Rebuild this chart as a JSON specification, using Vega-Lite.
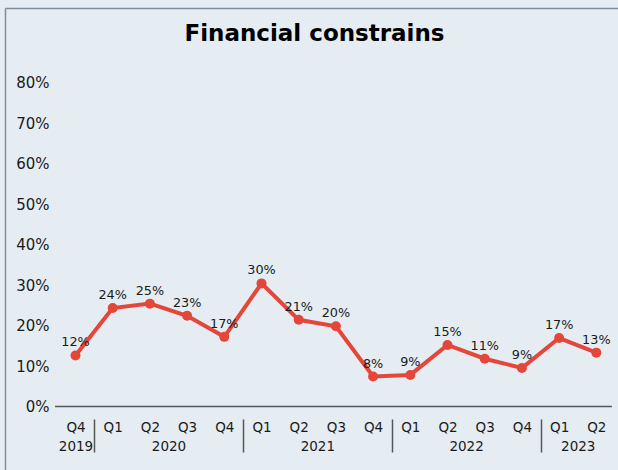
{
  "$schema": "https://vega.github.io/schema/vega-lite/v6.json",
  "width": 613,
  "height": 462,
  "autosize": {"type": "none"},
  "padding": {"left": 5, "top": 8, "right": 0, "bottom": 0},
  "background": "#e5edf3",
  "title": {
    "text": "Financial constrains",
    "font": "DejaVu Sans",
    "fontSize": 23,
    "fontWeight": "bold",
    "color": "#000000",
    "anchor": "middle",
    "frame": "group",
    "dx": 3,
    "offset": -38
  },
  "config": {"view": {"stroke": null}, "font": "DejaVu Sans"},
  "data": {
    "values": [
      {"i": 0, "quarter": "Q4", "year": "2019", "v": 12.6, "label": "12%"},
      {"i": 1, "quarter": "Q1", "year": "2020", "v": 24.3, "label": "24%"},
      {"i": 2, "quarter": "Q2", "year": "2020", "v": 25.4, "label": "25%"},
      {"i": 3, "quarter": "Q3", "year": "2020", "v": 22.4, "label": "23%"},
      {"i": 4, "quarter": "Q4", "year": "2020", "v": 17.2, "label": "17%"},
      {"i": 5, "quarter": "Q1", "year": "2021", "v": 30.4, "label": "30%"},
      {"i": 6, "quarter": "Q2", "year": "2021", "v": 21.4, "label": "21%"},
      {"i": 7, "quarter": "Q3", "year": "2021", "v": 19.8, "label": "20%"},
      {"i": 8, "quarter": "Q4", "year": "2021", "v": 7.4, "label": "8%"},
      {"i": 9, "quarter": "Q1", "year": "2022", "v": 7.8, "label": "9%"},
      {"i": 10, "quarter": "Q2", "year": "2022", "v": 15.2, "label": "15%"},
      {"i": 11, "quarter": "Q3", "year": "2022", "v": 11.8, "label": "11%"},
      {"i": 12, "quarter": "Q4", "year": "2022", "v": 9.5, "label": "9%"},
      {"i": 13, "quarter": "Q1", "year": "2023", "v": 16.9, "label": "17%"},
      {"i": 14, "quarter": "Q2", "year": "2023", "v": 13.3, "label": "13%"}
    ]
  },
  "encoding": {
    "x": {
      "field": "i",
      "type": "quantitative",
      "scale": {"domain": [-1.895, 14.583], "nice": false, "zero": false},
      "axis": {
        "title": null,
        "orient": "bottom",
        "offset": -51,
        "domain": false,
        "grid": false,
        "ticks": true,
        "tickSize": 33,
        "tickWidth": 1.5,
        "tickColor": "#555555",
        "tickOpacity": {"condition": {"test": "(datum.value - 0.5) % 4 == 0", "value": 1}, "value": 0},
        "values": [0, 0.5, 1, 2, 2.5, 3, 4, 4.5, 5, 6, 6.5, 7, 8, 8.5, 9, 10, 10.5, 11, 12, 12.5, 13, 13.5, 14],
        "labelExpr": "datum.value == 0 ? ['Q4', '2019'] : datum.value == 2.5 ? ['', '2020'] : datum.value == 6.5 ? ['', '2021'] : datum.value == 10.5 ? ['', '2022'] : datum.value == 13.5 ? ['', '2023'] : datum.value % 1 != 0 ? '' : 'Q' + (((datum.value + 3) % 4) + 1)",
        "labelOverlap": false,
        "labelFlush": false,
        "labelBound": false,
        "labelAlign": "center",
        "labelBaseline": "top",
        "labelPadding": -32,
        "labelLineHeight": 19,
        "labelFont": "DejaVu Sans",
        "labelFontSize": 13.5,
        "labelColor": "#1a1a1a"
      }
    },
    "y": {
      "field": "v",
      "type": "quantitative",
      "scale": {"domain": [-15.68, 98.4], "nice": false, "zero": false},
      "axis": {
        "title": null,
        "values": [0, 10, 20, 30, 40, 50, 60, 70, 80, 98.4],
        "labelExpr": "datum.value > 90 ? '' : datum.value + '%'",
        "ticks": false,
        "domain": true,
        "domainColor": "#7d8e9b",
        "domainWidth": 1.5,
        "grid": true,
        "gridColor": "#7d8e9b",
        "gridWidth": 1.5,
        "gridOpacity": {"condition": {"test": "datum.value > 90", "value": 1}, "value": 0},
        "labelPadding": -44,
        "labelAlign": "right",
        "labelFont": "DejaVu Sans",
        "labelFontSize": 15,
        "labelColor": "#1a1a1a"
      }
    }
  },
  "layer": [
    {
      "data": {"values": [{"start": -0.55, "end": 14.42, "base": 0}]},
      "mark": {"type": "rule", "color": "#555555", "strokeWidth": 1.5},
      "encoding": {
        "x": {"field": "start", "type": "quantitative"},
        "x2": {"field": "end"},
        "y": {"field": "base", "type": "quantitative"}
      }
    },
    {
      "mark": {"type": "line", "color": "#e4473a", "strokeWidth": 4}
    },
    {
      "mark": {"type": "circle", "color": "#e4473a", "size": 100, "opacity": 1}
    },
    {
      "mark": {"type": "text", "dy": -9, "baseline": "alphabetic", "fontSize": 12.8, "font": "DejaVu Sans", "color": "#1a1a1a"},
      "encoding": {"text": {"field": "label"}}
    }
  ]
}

Instructions for the task: Retype each line of the listing above word for word. Exclude the pictures.

Full answer:
Rebuild this chart as a JSON specification, using Vega-Lite.
{
  "$schema": "https://vega.github.io/schema/vega-lite/v6.json",
  "width": 613,
  "height": 462,
  "autosize": {"type": "none"},
  "padding": {"left": 5, "top": 8, "right": 0, "bottom": 0},
  "background": "#e5edf3",
  "title": {
    "text": "Financial constrains",
    "font": "DejaVu Sans",
    "fontSize": 23,
    "fontWeight": "bold",
    "color": "#000000",
    "anchor": "middle",
    "frame": "group",
    "dx": 3,
    "offset": -38
  },
  "config": {"view": {"stroke": null}, "font": "DejaVu Sans"},
  "data": {
    "values": [
      {"i": 0, "quarter": "Q4", "year": "2019", "v": 12.6, "label": "12%"},
      {"i": 1, "quarter": "Q1", "year": "2020", "v": 24.3, "label": "24%"},
      {"i": 2, "quarter": "Q2", "year": "2020", "v": 25.4, "label": "25%"},
      {"i": 3, "quarter": "Q3", "year": "2020", "v": 22.4, "label": "23%"},
      {"i": 4, "quarter": "Q4", "year": "2020", "v": 17.2, "label": "17%"},
      {"i": 5, "quarter": "Q1", "year": "2021", "v": 30.4, "label": "30%"},
      {"i": 6, "quarter": "Q2", "year": "2021", "v": 21.4, "label": "21%"},
      {"i": 7, "quarter": "Q3", "year": "2021", "v": 19.8, "label": "20%"},
      {"i": 8, "quarter": "Q4", "year": "2021", "v": 7.4, "label": "8%"},
      {"i": 9, "quarter": "Q1", "year": "2022", "v": 7.8, "label": "9%"},
      {"i": 10, "quarter": "Q2", "year": "2022", "v": 15.2, "label": "15%"},
      {"i": 11, "quarter": "Q3", "year": "2022", "v": 11.8, "label": "11%"},
      {"i": 12, "quarter": "Q4", "year": "2022", "v": 9.5, "label": "9%"},
      {"i": 13, "quarter": "Q1", "year": "2023", "v": 16.9, "label": "17%"},
      {"i": 14, "quarter": "Q2", "year": "2023", "v": 13.3, "label": "13%"}
    ]
  },
  "encoding": {
    "x": {
      "field": "i",
      "type": "quantitative",
      "scale": {"domain": [-1.895, 14.583], "nice": false, "zero": false},
      "axis": {
        "title": null,
        "orient": "bottom",
        "offset": -51,
        "domain": false,
        "grid": false,
        "ticks": true,
        "tickSize": 33,
        "tickWidth": 1.5,
        "tickColor": "#555555",
        "tickOpacity": {"condition": {"test": "(datum.value - 0.5) % 4 == 0", "value": 1}, "value": 0},
        "values": [0, 0.5, 1, 2, 2.5, 3, 4, 4.5, 5, 6, 6.5, 7, 8, 8.5, 9, 10, 10.5, 11, 12, 12.5, 13, 13.5, 14],
        "labelExpr": "datum.value == 0 ? ['Q4', '2019'] : datum.value == 2.5 ? ['', '2020'] : datum.value == 6.5 ? ['', '2021'] : datum.value == 10.5 ? ['', '2022'] : datum.value == 13.5 ? ['', '2023'] : datum.value % 1 != 0 ? '' : 'Q' + (((datum.value + 3) % 4) + 1)",
        "labelOverlap": false,
        "labelFlush": false,
        "labelBound": false,
        "labelAlign": "center",
        "labelBaseline": "top",
        "labelPadding": -32,
        "labelLineHeight": 19,
        "labelFont": "DejaVu Sans",
        "labelFontSize": 13.5,
        "labelColor": "#1a1a1a"
      }
    },
    "y": {
      "field": "v",
      "type": "quantitative",
      "scale": {"domain": [-15.68, 98.4], "nice": false, "zero": false},
      "axis": {
        "title": null,
        "values": [0, 10, 20, 30, 40, 50, 60, 70, 80, 98.4],
        "labelExpr": "datum.value > 90 ? '' : datum.value + '%'",
        "ticks": false,
        "domain": true,
        "domainColor": "#7d8e9b",
        "domainWidth": 1.5,
        "grid": true,
        "gridColor": "#7d8e9b",
        "gridWidth": 1.5,
        "gridOpacity": {"condition": {"test": "datum.value > 90", "value": 1}, "value": 0},
        "labelPadding": -44,
        "labelAlign": "right",
        "labelFont": "DejaVu Sans",
        "labelFontSize": 15,
        "labelColor": "#1a1a1a"
      }
    }
  },
  "layer": [
    {
      "data": {"values": [{"start": -0.55, "end": 14.42, "base": 0}]},
      "mark": {"type": "rule", "color": "#555555", "strokeWidth": 1.5},
      "encoding": {
        "x": {"field": "start", "type": "quantitative"},
        "x2": {"field": "end"},
        "y": {"field": "base", "type": "quantitative"}
      }
    },
    {
      "mark": {"type": "line", "color": "#e4473a", "strokeWidth": 4}
    },
    {
      "mark": {"type": "circle", "color": "#e4473a", "size": 100, "opacity": 1}
    },
    {
      "mark": {"type": "text", "dy": -9, "baseline": "alphabetic", "fontSize": 12.8, "font": "DejaVu Sans", "color": "#1a1a1a"},
      "encoding": {"text": {"field": "label"}}
    }
  ]
}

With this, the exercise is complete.